Sunday, May 03, 2009

Carino

Between examing the role that Good to Great can have in our schools, I continue to explore what I need to learn about teaching Latino students. In three previous posts, here, and here, I responded to a professional development session in which our staff's effort with Latino students was summarily reproached for its subtly racist undertones. The presentation, though interweaved with some truths, was more for provocation than actual usefulness. I'm tempted to dwell on its need for provocation and not move to the intereweaved truths--I'll refrain for now.
Last year, in my first year at this particular school, I discovered a book, Puerto Rican Students in U.S. Schools, edited by Sonia Nieto. The Daily Grind should fund the purchase of this text, but for now, google books will have to suffice. The truth is that our Latino students do face challenges in finding success within our US schools--we who teach these students should be more educated on those challenges. Yet I can't help but admit that many students of various racial makeup have challenges. Which is why I agree completely with one of Nieto's conclusions about the need for caring teachers--of all the foundational skills needed to succeed with all students, carino, might be the most important.
Nieto concludes, "Care is demonstrated most powerfully through high expectations and rigorous standards, and in teachers' beliefs that students are worthy and capable" (31). The current charter school movement is tapping into the power of carino as a means to improving student learning. We have much to discover about high expectations and rigorous standards.
Sometimes I think teachers of our Latino students, in an effort to care about them, allow themselves to lower their standards and focus too heavily on how the "feel" and less on whether or not they are learning.
She adds that other effective examples of carino include, "...developing strong interpersonal relationships with students and their families, learning about and from them, respecting and affirming their language and culture, and building on these to support learning" (31). At this point, I begin to feel uncertain about what she is proposing. Or, at least start asking far more questions, which would be the better way to describe my uneasiness.
Shouldn't we expect "strong interpersonal relationships" between our teachers and every student? What does "affirming their language and culture" mean?
For instance, in Sweating the Small Stuff, author David Whitman writes that the new paternalistic schools "Street slang, the use of the ‘n-word,’ and cursing are typically not only barred in the classroom but in the hallways and lunch room as well” (38). I know that by "language" Nieto more than likely means Spanish, but what if their "language" is both Spanish and street-slang English? Culture is the learned patterns of behavior, and street-slang falls into that definition.
However, in the end, I agree with Nieto regarding what she more than likely really means. Schools which serve Latino students should be working to create great students. Whitman, in his book, describes Cristo Rey Jesuit High School goal “... to have graduates be bilingual and bi-literate” (139). Not only does this respect their culture, it serves the greater purpose of educating our students to high standards. Now that's real carino.

2 Comments:

At 12:15 AM , Anonymous Pancho Villia said...
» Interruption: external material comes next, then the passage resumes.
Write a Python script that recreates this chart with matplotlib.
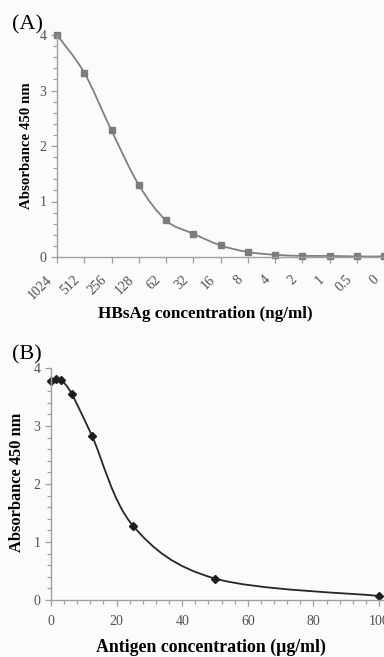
import numpy as np
import matplotlib
matplotlib.use("Agg")
import matplotlib.pyplot as plt
from matplotlib.path import Path
from matplotlib.patches import PathPatch
from matplotlib.ticker import MultipleLocator, FixedLocator
from matplotlib.transforms import ScaledTranslation

# Panel A: HBsAg dilution series (categorical x axis)
hbsag_labels = ["1024", "512", "256", "128", "62", "32", "16", "8", "4", "2", "1", "0.5", "0"]
hbsag_abs = [4.00, 3.32, 2.28, 1.30, 0.66, 0.42, 0.21, 0.09, 0.04, 0.02, 0.02, 0.01, 0.01]

# Panel B: antigen competition curve
antigen_conc = [0, 1.56, 3.125, 6.25, 12.5, 25, 50, 100]
antigen_abs = [3.78, 3.81, 3.79, 3.56, 2.83, 1.28, 0.37, 0.07]

plt.rcParams["font.family"] = ["Liberation Serif", "DejaVu Serif"]

W, H = 384, 657
fig = plt.figure(figsize=(W / 100, H / 100), dpi=100)
fig.patch.set_facecolor("#fbfbfb")

TICK_GREY = "#a0a0a0"
LABEL_GREY = "#505050"


def smooth_path(x, y):
    """Cubic Bezier path through all points (cardinal spline, Excel-style)."""
    pts = np.column_stack([x, y]).astype(float)
    n = len(pts)
    verts = [pts[0]]
    codes = [Path.MOVETO]
    for i in range(n - 1):
        p0 = pts[i - 1] if i > 0 else pts[i]
        p1 = pts[i]
        p2 = pts[i + 1]
        p3 = pts[i + 2] if i + 2 < n else pts[i + 1]
        c1 = p1 + (p2 - p0) / 6.0
        c2 = p2 - (p3 - p1) / 6.0
        verts += [c1, c2, p2]
        codes += [Path.CURVE4] * 3
    return Path(verts, codes)


def px_axes(left, top, right, bottom):
    return fig.add_axes([left / W, 1 - bottom / H, (right - left) / W, (bottom - top) / H])


def px_text(x, y, s, **kw):
    return fig.text(x / W, 1 - y / H, s, **kw)


def style_axes(ax):
    ax.set_facecolor("none")
    for s in ("top", "right"):
        ax.spines[s].set_visible(False)
    for s in ("left", "bottom"):
        ax.spines[s].set_color(TICK_GREY)
        ax.spines[s].set_linewidth(1.0)
    ax.tick_params(which="both", color=TICK_GREY, width=0.9, labelcolor=LABEL_GREY,
                   labelsize=10)
    ax.tick_params(which="major", length=4, direction="out")
    ax.tick_params(which="minor", length=3, direction="out")


# ---------- Panel A ----------
axA = px_axes(57, 35, 384, 257)
style_axes(axA)
xa = np.arange(len(hbsag_labels))
axA.add_patch(PathPatch(smooth_path(xa, hbsag_abs), facecolor="none",
                        edgecolor="#808080", linewidth=1.3))
axA.plot(xa, hbsag_abs, linestyle="none", marker="s", markersize=4.8,
         color="#7c7c7c", clip_on=False)
axA.set_xlim(0, len(hbsag_labels) - 1)
axA.set_ylim(0, 4)
axA.yaxis.set_major_locator(MultipleLocator(1))
axA.yaxis.set_minor_locator(MultipleLocator(0.2))
axA.xaxis.set_major_locator(FixedLocator(xa))
axA.set_xticklabels(hbsag_labels, rotation=45, ha="right", va="center",
                    rotation_mode="anchor")
axA.tick_params(axis="x", pad=3)
shift = ScaledTranslation(-0.07, -0.11, fig.dpi_scale_trans)
for lab in axA.get_xticklabels():
    lab.set_transform(lab.get_transform() + shift)

px_text(205, 314, "HBsAg concentration (ng/ml)", fontsize=12.3, fontweight="bold",
        ha="center", va="center")
px_text(27, 146, "Absorbance 450 nm", fontsize=10.7, fontweight="bold",
        rotation=90, ha="center", va="center")
px_text(12, 25, "(A)", fontsize=16, va="center", ha="left")

# ---------- Panel B ----------
axB = px_axes(51, 368, 384, 600)
style_axes(axB)
axB.add_patch(PathPatch(smooth_path(antigen_conc, antigen_abs), facecolor="none",
                        edgecolor="#262626", linewidth=1.3))
axB.plot(antigen_conc, antigen_abs, linestyle="none", marker="D", markersize=4,
         color="#1e1e1e", clip_on=False)
axB.set_xlim(0, 100 * (384 - 51) / (379 - 51))
axB.set_ylim(0, 4)
axB.yaxis.set_major_locator(MultipleLocator(1))
axB.yaxis.set_minor_locator(MultipleLocator(0.2))
axB.xaxis.set_major_locator(MultipleLocator(20))
axB.xaxis.set_minor_locator(MultipleLocator(4))
axB.tick_params(axis="x", pad=7)

px_text(211, 647, "Antigen concentration (\u00b5g/ml)", fontsize=12.8, fontweight="bold",
        ha="center", va="center")
px_text(17, 482, "Absorbance 450 nm", fontsize=11.8, fontweight="bold",
        rotation=90, ha="center", va="center")
px_text(12, 355, "(B)", fontsize=16, va="center", ha="left")

fig.savefig("out.png", dpi=100, facecolor=fig.get_facecolor())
ElPlop.com is a cool online interactive (visitors can update it) website for Spanish slang and idioms. The coolest thing is if you do not like the definitions you see you can add your own and also rate other people's definitions.

 
At 9:23 AM , Blogger Unknown said...

There are differences among the Hispanic populations that are not always apparent at first. To call/label students (and you have not here) Puerto Rican because they are Hispanic is a put down.
Many students in WPS are from several South American countries, Dominican Republic as well as Mexico, and others.